- From: Chris Bizer <chris@bizer.de>
- Date: Fri, 17 Jun 2011 13:51:47 +0200
- To: "'Giovanni Tummarello'" <giovanni.tummarello@deri.org>
- Cc: "'Semantic Web'" <semantic-web@w3.org>, "'public-lod'" <public-lod@w3.org>, <semanticweb@yahoogroups.com>
- Message-ID: <00bf01cc2ce4$ef950c30$cebf2490$@bizer.de>
Hi Giovanni, yes, it’s great that you and your team have provided the Sindice crawl as a dump for TREC2011. Now, the community has two large-scale datasets for experimentation. Your dataset that covers various types of structured data on the Web (RDFa, WebAPIs, microformats …) as well as the new Billion Triple Dataset that focuses on data that is published according to the Linked Data principles. Our dataset is relatively current (May/June 2011) and we also still provide the 2010 and 2009 versions of the dataset for download so that people can analyze the evolution of the Web of Linked Data. Your dataset covers the whole time span (2009-2011). Does the dataset contain any meta-information about how old specific parts of the dataset are so that people can also analyze the evolution? Let’s hope that Google, Yahoo or Micosoft will soon start providing an API over the Schema.org data that they extract from webpages (or even provide this data as a dump).
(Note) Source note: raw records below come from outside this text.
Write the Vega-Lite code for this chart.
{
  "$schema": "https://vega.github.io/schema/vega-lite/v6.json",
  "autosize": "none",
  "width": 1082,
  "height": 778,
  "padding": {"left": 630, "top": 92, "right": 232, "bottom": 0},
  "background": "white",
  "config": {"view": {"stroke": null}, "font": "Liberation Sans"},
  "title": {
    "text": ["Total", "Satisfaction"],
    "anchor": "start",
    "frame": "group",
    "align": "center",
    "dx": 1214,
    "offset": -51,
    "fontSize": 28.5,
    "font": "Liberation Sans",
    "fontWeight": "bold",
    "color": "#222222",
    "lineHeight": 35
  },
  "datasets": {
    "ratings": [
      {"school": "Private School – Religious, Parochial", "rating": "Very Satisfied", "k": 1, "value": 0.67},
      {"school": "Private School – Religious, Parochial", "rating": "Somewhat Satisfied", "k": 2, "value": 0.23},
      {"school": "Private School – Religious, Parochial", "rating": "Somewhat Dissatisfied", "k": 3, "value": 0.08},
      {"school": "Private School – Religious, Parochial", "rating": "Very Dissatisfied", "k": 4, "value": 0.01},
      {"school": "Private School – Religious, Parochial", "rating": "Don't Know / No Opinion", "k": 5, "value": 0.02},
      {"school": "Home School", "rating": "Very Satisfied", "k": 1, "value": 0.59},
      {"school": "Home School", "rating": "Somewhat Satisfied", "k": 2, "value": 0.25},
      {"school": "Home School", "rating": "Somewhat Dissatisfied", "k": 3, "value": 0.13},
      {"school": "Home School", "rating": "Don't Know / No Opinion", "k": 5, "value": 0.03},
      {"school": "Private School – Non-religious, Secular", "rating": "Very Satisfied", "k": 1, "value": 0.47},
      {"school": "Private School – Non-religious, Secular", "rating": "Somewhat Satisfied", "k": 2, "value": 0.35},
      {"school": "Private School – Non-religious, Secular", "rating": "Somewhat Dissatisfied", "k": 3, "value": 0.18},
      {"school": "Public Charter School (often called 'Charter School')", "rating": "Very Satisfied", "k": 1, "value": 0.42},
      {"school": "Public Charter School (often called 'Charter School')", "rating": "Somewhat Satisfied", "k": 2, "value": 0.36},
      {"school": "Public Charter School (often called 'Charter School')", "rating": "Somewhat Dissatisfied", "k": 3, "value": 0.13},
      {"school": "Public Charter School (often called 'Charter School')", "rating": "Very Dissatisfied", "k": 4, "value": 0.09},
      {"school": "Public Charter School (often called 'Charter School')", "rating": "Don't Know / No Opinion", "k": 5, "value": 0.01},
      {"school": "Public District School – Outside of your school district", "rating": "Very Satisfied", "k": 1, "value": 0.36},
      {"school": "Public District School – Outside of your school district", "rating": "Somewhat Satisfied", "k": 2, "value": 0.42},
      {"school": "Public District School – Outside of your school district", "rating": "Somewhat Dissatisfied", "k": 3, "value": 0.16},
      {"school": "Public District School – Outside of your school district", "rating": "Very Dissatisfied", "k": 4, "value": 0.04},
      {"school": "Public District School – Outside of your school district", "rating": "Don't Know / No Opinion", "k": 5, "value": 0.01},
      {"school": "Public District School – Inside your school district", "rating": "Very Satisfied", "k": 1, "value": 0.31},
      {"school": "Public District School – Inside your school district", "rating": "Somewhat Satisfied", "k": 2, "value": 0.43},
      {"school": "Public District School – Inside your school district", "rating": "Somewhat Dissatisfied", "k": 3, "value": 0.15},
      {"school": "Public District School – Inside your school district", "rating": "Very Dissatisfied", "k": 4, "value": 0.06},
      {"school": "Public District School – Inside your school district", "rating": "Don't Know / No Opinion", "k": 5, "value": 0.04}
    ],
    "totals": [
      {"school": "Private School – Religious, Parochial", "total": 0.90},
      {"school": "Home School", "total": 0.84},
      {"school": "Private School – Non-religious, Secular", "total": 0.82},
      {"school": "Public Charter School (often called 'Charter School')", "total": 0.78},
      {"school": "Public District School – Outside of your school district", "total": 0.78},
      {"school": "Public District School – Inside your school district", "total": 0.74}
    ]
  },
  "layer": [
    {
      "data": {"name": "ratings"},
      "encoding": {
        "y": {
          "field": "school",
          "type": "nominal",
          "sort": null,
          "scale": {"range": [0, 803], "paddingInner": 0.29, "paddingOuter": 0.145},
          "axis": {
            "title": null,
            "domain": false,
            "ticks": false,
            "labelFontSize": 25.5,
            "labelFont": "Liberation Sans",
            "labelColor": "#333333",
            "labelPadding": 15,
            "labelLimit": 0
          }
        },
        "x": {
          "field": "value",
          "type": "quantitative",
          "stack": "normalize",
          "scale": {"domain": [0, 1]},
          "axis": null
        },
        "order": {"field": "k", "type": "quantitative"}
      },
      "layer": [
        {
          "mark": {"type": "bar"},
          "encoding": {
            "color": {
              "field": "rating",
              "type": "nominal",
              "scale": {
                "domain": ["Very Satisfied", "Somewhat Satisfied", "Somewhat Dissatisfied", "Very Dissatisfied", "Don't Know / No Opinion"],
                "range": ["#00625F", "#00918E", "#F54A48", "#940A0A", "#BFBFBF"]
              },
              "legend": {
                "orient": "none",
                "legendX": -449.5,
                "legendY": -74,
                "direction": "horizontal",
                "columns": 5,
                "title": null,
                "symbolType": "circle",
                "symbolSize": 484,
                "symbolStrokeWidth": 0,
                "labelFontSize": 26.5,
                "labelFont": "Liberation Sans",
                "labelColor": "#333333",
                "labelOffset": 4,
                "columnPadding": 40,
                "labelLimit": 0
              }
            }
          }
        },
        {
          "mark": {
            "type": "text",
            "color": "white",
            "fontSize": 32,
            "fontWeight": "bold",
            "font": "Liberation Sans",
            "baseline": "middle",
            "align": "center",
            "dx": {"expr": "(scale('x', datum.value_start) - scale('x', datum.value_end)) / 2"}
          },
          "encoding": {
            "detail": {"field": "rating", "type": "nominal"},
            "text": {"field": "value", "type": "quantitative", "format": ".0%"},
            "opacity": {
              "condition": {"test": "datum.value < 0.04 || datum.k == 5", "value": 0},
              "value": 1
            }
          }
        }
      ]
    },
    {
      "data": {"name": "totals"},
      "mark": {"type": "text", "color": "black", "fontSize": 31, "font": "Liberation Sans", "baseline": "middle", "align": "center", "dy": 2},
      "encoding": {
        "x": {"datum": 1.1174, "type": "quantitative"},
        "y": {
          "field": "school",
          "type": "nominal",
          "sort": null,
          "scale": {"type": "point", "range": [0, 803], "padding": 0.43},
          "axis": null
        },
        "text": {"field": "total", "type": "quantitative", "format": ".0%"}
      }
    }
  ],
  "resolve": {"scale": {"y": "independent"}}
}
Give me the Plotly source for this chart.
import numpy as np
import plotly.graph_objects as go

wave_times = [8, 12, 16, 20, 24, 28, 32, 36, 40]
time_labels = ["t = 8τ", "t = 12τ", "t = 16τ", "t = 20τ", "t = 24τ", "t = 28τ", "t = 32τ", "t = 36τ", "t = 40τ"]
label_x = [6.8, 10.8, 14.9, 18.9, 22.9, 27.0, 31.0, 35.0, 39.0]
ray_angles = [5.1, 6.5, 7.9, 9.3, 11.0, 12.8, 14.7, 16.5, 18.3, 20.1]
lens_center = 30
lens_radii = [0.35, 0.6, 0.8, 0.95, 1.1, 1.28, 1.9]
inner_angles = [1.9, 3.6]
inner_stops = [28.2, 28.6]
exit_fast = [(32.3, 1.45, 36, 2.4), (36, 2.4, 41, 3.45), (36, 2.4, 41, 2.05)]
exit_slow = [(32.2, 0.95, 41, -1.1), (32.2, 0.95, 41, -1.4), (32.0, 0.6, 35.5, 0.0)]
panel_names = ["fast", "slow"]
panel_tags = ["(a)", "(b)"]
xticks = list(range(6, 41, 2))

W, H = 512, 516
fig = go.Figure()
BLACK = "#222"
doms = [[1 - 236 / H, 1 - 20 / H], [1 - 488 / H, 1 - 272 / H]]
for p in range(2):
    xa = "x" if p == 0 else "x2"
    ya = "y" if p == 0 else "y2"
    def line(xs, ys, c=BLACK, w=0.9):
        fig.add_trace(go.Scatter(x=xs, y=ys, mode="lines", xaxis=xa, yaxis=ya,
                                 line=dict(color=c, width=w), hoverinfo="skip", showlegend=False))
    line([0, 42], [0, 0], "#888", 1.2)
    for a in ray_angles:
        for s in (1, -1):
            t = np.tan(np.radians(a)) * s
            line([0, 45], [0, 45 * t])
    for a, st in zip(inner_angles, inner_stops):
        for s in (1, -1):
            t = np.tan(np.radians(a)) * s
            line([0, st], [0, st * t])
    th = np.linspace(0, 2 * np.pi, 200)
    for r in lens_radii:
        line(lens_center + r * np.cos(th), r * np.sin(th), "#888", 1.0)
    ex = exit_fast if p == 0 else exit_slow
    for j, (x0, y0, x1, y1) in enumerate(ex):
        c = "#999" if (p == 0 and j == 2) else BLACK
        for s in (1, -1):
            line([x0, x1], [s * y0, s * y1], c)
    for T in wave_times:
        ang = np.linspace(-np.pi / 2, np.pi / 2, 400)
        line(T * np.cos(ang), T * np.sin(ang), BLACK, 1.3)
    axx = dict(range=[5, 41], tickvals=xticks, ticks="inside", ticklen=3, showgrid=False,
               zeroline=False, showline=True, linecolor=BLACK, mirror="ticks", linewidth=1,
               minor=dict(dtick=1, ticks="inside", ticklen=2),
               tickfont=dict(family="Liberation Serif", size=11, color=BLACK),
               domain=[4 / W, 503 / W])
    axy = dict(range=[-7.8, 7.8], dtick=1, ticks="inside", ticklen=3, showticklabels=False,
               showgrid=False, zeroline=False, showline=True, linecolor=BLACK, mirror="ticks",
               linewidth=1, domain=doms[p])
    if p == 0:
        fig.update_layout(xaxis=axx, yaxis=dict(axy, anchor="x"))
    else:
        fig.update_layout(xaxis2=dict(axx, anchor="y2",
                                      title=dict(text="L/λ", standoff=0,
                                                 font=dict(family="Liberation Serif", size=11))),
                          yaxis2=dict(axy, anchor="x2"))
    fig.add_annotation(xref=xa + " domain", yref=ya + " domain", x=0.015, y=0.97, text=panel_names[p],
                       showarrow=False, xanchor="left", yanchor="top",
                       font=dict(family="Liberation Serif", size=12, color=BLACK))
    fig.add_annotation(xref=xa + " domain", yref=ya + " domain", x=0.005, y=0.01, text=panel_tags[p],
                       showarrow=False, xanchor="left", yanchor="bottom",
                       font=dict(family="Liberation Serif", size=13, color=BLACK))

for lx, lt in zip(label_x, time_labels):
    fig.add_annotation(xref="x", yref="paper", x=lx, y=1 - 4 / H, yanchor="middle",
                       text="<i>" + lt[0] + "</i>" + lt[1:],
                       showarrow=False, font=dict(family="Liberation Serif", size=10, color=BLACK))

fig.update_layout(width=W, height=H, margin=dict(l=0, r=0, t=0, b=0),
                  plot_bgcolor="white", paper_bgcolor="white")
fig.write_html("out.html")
Then, the community would have three real-world datasets as a basis for future research J Cheers, Chris Von: g.tummarello@gmail.com [mailto:g.tummarello@gmail.com] Im Auftrag von Giovanni Tummarello Gesendet: Freitag, 17. Juni 2011 13:35 An: Chris Bizer Cc: Semantic Web; public-lod; semanticweb@yahoogroups.com Betreff: Re: Semantic Web Challenge 2011 CfP and Billion Triple Challenge 2011 Data Set published. This year, the Billion Triple Challenge data set consists of 2 billion triples. The dataset was crawled during May/June 2011 using a random sample of URIs from the BTC 2010 dataset as seed URIs. Lots of thanks to Andreas Harth for all his effort put into crawling the web to compile this dataset, and to the Karlsruher Institut für Technologie which provided the necessary hardware for this labour-intensive task. On a related note, while nothing can beat a custom job obviously, i feel like reminding that those that don't have said mighty time/money/resources that any amount of data that one wants rom the repositories in Sindice which we do make freely available for things like this. (0 to 20++ billion triples, LOD or non LOD, microformats, RDFa, custom filtered etc) See the TREC 2011 competition http://data.sindice.com/trec2011/download.html (1TB+ of data!) or the recent W3C data anaysis which is leading to a new reccomendation (http://www.w3.org/2010/02/rdfa/profile/data/) etc. trying to help. Congrats on the great job guys of course for the Semantic web challenge which is a long standing great initiative! Gio
Received on Friday, 17 June 2011 11:50:18 UTC